**EXERCISE GOAL**
Everything from the first line down to the line containing "from matplotlib.patches import Rectangle" is to be retyped exactly, both ends included, with pictures left out.

-------- DATA SHOWN --------

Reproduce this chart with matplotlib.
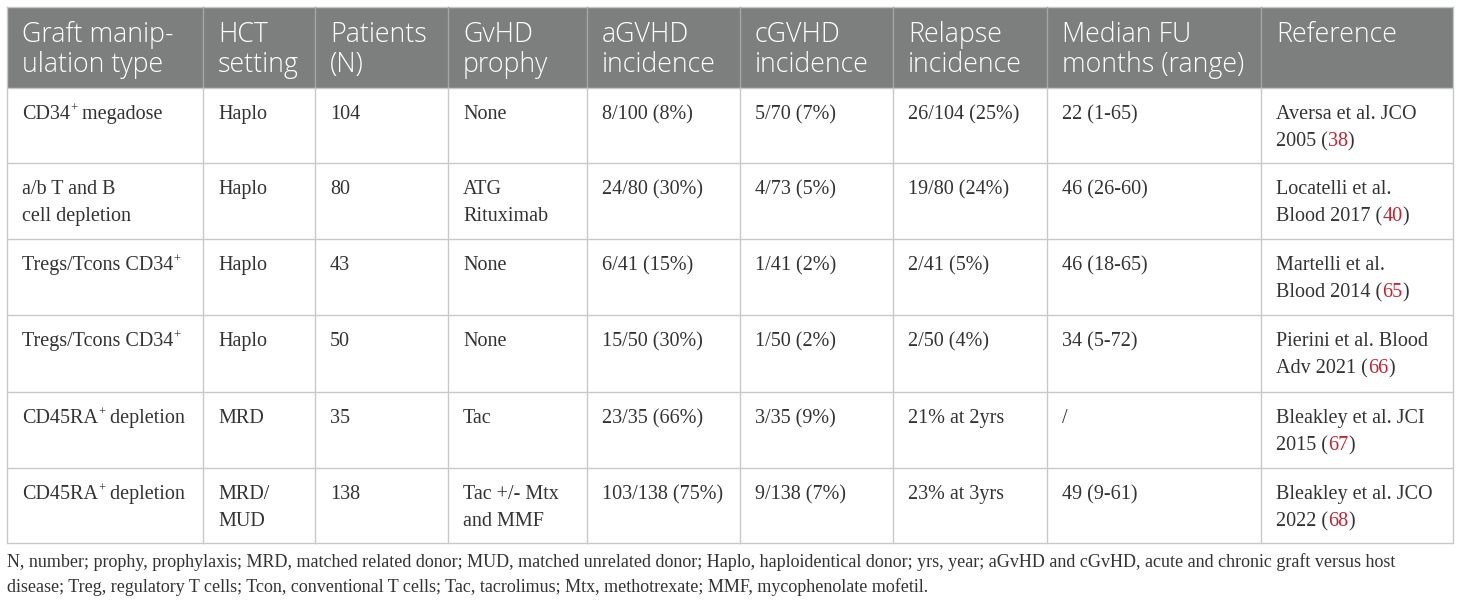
import matplotlib
matplotlib.use("Agg")
import matplotlib.pyplot as plt
from matplotlib.patches import Rectangle

# ---------------- data ----------------
headers = ["Graft manip-\nulation type", "HCT\nsetting", "Patients\n(N)", "GvHD\nprophy",
           "aGVHD\nincidence", "cGVHD\nincidence", "Relapse\nincidence",
           "Median FU\nmonths (range)", "Reference"]
graft_type = ["CD34^+ megadose", "a/b T and B\ncell depletion", "Tregs/Tcons CD34^+",
              "Tregs/Tcons CD34^+", "CD45RA^+ depletion", "CD45RA^+ depletion"]
hct_setting = ["Haplo", "Haplo", "Haplo", "Haplo", "MRD", "MRD/\nMUD"]
patients = [104, 80, 43, 50, 35, 138]
gvhd_prophy = ["None", "ATG\nRituximab", "None", "None", "Tac", "Tac +/- Mtx\nand MMF"]
agvhd = ["8/100 (8%)", "24/80 (30%)", "6/41 (15%)", "15/50 (30%)", "23/35 (66%)", "103/138 (75%)"]
cgvhd = ["5/70 (7%)", "4/73 (5%)", "1/41 (2%)", "1/50 (2%)", "3/35 (9%)", "9/138 (7%)"]
relapse = ["26/104 (25%)", "19/80 (24%)", "2/41 (5%)", "2/50 (4%)", "21% at 2yrs", "23% at 3yrs"]
median_fu = ["22 (1-65)", "46 (26-60)", "46 (18-65)", "34 (5-72)", "/", "49 (9-61)"]
ref_text = ["Aversa et al. JCO\n2005", "Locatelli et al.\nBlood 2017", "Martelli et al.\nBlood 2014",
            "Pierini et al. Blood\nAdv 2021", "Bleakley et al. JCI\n2015", "Bleakley et al. JCO\n2022"]
ref_num = [38, 40, 65, 66, 67, 68]
footnote = ["N, number; prophy, prophylaxis; MRD, matched related donor; MUD, matched unrelated donor; "
            "Haplo, haploidentical donor; yrs, year; aGvHD and cGvHD, acute and chronic graft versus host",
            "disease; Treg, regulatory T cells; Tcon, conventional T cells; Tac, tacrolimus; Mtx, "
            "methotrexate; MMF, mycophenolate mofetil."]

# ---------------- layout / style ----------------
W, H = 1460, 605
col_edges = [7, 203, 315, 448, 587, 740, 893, 1047, 1261, 1453]
row_edges = [7, 88, 163, 239, 315, 392, 468, 543]
pad_x = 15
header_bg = "#7d7f7e"
grid_col = "#c8c8c8"
text_col = "#333333"
red_col = "#cc2030"
head_font = "Open Sans"
body_font = "Liberation Serif"
head_size = 19.3
body_size = 14.5
foot_size = 13.0

fig = plt.figure(figsize=(W / 100, H / 100), dpi=100)
ax = fig.add_axes([0, 0, 1, 1])
ax.set_xlim(0, W)
ax.set_ylim(H, 0)
ax.axis("off")
renderer = fig.canvas.get_renderer()

# header background
ax.add_patch(Rectangle((col_edges[0], row_edges[0]), col_edges[-1] - col_edges[0],
                       row_edges[1] - row_edges[0], facecolor=header_bg, edgecolor="none", zorder=0))

# grid lines
lw = 1.0
for y in row_edges[1:]:
    ax.plot([col_edges[0], col_edges[-1]], [y, y], color=grid_col, lw=lw, zorder=1,
            solid_capstyle="butt")
ax.plot([col_edges[0], col_edges[-1]], [row_edges[0], row_edges[0]], color=grid_col, lw=lw, zorder=1)
for i, x in enumerate(col_edges):
    if i in (0, len(col_edges) - 1):
        ax.plot([x, x], [row_edges[0], row_edges[-1]], color=grid_col, lw=lw, zorder=1)
    else:
        ax.plot([x, x], [row_edges[0], row_edges[1]], color="#a5a7a6", lw=lw, zorder=1)
        ax.plot([x, x], [row_edges[1], row_edges[-1]], color=grid_col, lw=lw, zorder=1)


def measure(s, size, family):
    t = ax.text(0, 0, s, fontsize=size, family=family)
    w = t.get_window_extent(renderer).width
    t.remove()
    return w


def advance(s, size, family):
    return measure("|" + s + "|", size, family) - measure("||", size, family)


def draw_segments(x, y, segs, size, family):
    for text, color, scale, dy in segs:
        ax.text(x, y - dy, text, fontsize=size * scale, color=color, family=family,
                va="baseline", ha="left", zorder=3)
        x += advance(text, size * scale, family)


def parse_sup(line, color):
    parts = line.split("^+")
    segs = []
    for k, p in enumerate(parts):
        if p:
            segs.append((p, color, 1.0, 0))
        if k < len(parts) - 1:
            segs.append(("+", color, 0.62, 7))
    return segs


# header text
head_base = 42
head_step = 30
for c, h in enumerate(headers):
    for k, line in enumerate(h.split("\n")):
        ax.text(col_edges[c] + pad_x, head_base + k * head_step,
                line, fontsize=head_size, family=head_font, fontweight="light",
                color="white", va="baseline", ha="left")

# body
body_first = 31
body_step = 27
columns = [graft_type, hct_setting, [str(p) for p in patients], gvhd_prophy, agvhd, cgvhd,
           relapse, median_fu]
for r in range(len(patients)):
    top = row_edges[r + 1]
    for c, col in enumerate(columns):
        for k, line in enumerate(col[r].split("\n")):
            draw_segments(col_edges[c] + pad_x, top + body_first + k * body_step,
                          parse_sup(line, text_col), body_size, body_font)
    lines = ref_text[r].split("\n")
    for k, line in enumerate(lines):
        segs = [(line, text_col, 1.0, 0)]
        if k == len(lines) - 1:
            segs = [(line + " (", text_col, 1.0, 0), (str(ref_num[r]), red_col, 1.0, 0),
                    (")", text_col, 1.0, 0)]
        draw_segments(col_edges[8] + pad_x, top + body_first + k * body_step, segs,
                      body_size, body_font)

# footnote
foot_base = [567, 592]
for k, line in enumerate(footnote):
    ax.text(col_edges[0], foot_base[k], line, fontsize=foot_size, family=body_font,
            color=text_col, va="baseline", ha="left")

fig.savefig("out.png", dpi=100)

--------

**OUTPUT FOR THIS EXERCISE**
Reproduce this chart with matplotlib.
import matplotlib
matplotlib.use("Agg")
import matplotlib.pyplot as plt
from matplotlib.patches import Rectangle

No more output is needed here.